> **INSTRUCTIONS TO FOLLOW**
Find the lines holding the string "this" in the data, then copy all of them.

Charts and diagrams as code
# # # # #
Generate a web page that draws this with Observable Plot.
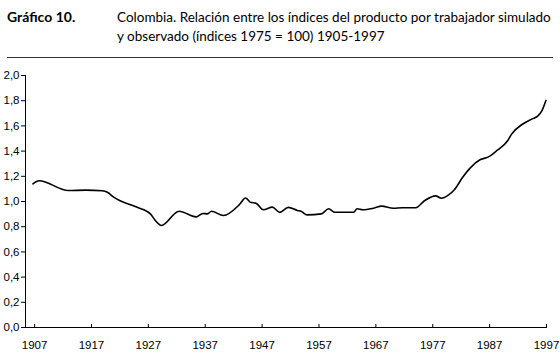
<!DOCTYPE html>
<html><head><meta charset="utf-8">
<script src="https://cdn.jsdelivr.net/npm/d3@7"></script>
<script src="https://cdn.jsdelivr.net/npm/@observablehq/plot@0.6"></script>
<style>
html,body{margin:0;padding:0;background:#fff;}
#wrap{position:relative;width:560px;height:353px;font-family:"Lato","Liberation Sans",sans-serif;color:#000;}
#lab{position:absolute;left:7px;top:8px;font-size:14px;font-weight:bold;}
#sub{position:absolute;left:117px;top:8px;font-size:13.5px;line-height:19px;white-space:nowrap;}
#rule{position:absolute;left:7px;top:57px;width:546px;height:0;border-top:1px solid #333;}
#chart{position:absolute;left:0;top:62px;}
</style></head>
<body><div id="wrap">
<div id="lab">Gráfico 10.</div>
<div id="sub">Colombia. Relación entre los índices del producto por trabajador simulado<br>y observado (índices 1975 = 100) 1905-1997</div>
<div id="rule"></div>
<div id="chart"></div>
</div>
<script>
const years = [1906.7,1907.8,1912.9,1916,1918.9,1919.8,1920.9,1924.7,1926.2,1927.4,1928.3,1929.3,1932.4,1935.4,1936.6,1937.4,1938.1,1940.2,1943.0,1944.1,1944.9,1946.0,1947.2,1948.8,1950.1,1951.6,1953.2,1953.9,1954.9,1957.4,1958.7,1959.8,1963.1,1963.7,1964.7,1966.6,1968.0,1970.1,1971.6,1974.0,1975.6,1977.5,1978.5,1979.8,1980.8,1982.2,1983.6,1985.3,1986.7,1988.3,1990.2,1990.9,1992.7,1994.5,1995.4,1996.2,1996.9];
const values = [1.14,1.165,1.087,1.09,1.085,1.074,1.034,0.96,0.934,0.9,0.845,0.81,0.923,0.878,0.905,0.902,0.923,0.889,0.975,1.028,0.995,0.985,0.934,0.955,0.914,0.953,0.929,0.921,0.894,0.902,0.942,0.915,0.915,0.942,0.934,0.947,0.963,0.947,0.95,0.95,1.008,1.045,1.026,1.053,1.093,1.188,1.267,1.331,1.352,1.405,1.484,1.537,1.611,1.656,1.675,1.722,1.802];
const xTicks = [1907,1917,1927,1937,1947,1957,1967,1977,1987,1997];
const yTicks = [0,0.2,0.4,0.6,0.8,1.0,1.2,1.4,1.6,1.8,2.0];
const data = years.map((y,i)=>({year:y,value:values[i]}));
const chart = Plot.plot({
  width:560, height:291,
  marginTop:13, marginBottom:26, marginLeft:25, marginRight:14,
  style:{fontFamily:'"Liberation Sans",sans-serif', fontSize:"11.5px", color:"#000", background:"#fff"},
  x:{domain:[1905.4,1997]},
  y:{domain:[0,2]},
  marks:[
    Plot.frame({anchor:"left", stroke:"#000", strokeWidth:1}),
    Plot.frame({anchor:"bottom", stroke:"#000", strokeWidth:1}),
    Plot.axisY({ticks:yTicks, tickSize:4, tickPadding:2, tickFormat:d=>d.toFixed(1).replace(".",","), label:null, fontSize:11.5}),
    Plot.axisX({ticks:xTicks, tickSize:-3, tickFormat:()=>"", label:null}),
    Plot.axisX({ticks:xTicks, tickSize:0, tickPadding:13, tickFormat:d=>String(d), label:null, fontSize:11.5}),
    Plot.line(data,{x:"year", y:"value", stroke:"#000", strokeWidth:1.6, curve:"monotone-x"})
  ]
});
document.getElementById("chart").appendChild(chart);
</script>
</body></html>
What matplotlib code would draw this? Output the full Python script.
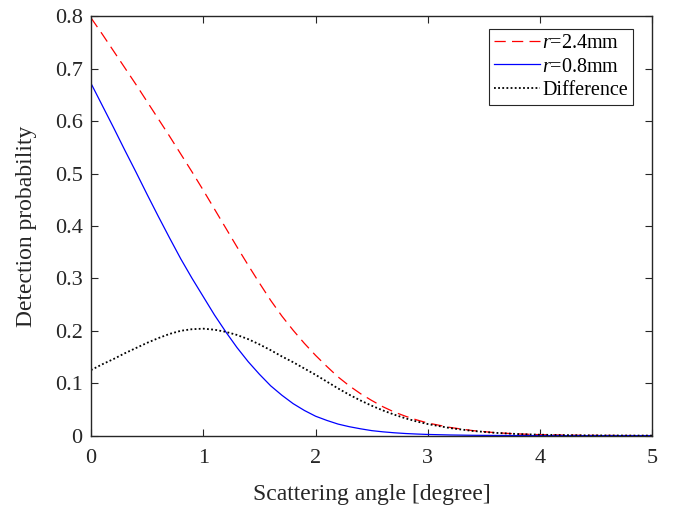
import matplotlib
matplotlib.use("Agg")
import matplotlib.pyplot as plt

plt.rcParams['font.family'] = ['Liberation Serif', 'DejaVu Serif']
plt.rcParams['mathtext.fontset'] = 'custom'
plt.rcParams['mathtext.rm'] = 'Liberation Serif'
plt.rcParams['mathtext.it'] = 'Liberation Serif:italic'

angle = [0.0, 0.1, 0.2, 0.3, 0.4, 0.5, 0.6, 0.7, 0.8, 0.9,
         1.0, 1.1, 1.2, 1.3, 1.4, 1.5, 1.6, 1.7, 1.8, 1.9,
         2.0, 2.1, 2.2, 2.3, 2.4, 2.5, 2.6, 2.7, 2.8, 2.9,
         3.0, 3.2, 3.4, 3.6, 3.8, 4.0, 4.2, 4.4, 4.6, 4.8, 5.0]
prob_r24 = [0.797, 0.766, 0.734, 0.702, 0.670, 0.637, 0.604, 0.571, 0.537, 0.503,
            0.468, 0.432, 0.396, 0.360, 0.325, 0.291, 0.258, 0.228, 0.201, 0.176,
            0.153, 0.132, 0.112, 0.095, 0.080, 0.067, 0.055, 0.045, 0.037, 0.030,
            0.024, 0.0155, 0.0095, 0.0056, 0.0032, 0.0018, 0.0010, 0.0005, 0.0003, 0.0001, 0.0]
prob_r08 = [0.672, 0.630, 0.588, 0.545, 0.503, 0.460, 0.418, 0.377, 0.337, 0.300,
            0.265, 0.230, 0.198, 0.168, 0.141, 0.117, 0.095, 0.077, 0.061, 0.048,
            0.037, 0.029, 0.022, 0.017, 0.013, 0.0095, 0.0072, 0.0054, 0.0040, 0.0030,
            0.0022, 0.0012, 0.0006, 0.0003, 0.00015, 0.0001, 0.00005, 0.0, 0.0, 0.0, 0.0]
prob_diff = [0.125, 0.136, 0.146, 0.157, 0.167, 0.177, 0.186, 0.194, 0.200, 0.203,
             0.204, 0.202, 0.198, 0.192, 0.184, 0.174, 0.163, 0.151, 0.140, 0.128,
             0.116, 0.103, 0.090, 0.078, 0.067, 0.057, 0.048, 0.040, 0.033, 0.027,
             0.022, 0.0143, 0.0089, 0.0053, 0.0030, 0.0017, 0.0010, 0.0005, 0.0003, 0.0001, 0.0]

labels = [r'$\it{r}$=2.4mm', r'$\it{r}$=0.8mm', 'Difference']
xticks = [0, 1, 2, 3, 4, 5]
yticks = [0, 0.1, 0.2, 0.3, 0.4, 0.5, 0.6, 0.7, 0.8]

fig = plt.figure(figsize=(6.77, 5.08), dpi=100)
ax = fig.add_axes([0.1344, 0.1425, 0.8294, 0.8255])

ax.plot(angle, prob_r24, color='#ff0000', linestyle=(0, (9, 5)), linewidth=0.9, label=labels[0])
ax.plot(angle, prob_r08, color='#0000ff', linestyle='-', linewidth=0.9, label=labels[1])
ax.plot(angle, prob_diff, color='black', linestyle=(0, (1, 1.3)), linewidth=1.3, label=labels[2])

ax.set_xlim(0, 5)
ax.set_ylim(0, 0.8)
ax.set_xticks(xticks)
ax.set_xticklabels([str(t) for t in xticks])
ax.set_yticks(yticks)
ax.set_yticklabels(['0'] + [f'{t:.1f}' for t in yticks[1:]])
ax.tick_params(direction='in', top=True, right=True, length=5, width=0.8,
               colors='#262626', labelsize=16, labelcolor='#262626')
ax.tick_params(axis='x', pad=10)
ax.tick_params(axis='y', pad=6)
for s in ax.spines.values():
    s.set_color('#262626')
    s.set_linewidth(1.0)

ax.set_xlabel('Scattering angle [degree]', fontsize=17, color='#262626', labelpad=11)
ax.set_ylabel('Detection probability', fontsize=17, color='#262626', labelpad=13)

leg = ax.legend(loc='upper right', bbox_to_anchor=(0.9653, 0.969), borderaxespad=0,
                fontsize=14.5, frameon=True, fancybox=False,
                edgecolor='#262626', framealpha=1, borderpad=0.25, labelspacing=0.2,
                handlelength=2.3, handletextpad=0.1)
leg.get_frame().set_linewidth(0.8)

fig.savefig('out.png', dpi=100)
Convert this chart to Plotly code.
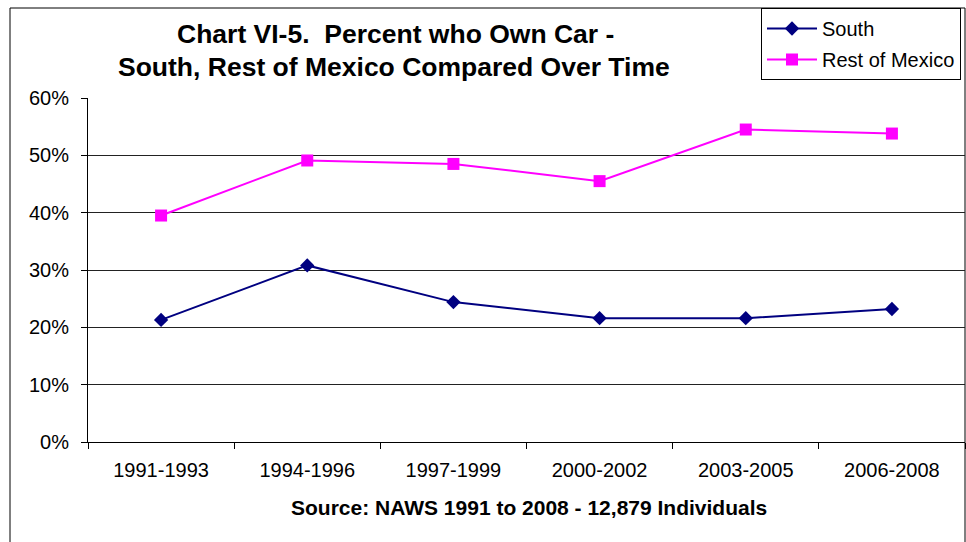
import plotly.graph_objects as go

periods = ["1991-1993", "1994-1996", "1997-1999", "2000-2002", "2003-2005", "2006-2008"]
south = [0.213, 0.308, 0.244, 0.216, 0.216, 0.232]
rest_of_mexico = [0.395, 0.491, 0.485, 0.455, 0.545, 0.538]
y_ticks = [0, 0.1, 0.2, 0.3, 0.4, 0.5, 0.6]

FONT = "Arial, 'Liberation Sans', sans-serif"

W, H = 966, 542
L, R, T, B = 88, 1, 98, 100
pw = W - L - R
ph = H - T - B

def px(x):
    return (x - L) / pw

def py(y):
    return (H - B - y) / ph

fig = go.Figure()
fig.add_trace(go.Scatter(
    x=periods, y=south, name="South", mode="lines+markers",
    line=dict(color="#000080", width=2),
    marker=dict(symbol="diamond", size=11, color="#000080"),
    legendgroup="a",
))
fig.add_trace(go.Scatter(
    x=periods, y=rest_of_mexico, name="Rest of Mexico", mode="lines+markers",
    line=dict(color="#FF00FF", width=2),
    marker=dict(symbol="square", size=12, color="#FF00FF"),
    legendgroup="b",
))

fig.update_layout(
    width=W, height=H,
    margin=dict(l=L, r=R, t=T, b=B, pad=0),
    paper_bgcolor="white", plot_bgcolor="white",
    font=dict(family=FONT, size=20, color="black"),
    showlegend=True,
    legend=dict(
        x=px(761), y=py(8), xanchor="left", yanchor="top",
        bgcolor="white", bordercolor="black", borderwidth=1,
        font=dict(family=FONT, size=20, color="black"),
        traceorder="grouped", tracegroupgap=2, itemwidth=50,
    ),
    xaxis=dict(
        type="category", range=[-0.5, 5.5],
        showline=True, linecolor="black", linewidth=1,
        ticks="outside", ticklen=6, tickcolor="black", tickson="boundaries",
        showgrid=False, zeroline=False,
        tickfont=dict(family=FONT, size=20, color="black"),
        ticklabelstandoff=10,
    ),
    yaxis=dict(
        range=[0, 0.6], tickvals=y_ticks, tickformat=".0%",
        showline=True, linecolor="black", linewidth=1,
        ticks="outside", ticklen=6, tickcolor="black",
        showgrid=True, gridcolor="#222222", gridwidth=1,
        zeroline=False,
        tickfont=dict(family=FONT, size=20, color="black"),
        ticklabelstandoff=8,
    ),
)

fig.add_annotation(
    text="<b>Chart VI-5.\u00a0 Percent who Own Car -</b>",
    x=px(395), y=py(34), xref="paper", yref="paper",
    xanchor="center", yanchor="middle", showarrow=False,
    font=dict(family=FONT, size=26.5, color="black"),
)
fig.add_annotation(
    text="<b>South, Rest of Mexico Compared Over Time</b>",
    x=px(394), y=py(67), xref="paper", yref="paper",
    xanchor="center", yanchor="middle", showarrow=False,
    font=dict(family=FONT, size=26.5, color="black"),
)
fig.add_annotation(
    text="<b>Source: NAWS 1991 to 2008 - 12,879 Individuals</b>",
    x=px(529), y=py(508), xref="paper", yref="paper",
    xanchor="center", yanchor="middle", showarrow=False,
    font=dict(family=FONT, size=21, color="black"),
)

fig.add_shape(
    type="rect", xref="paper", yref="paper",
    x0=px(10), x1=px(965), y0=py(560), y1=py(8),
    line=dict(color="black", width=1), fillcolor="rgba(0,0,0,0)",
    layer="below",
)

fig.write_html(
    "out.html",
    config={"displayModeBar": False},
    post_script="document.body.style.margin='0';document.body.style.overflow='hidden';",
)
# # # # #
> **TASK RESULT**
Generate a web page that draws this with Observable Plot.
What matplotlib code would draw this? Output the full Python script.
Convert this chart to Plotly code.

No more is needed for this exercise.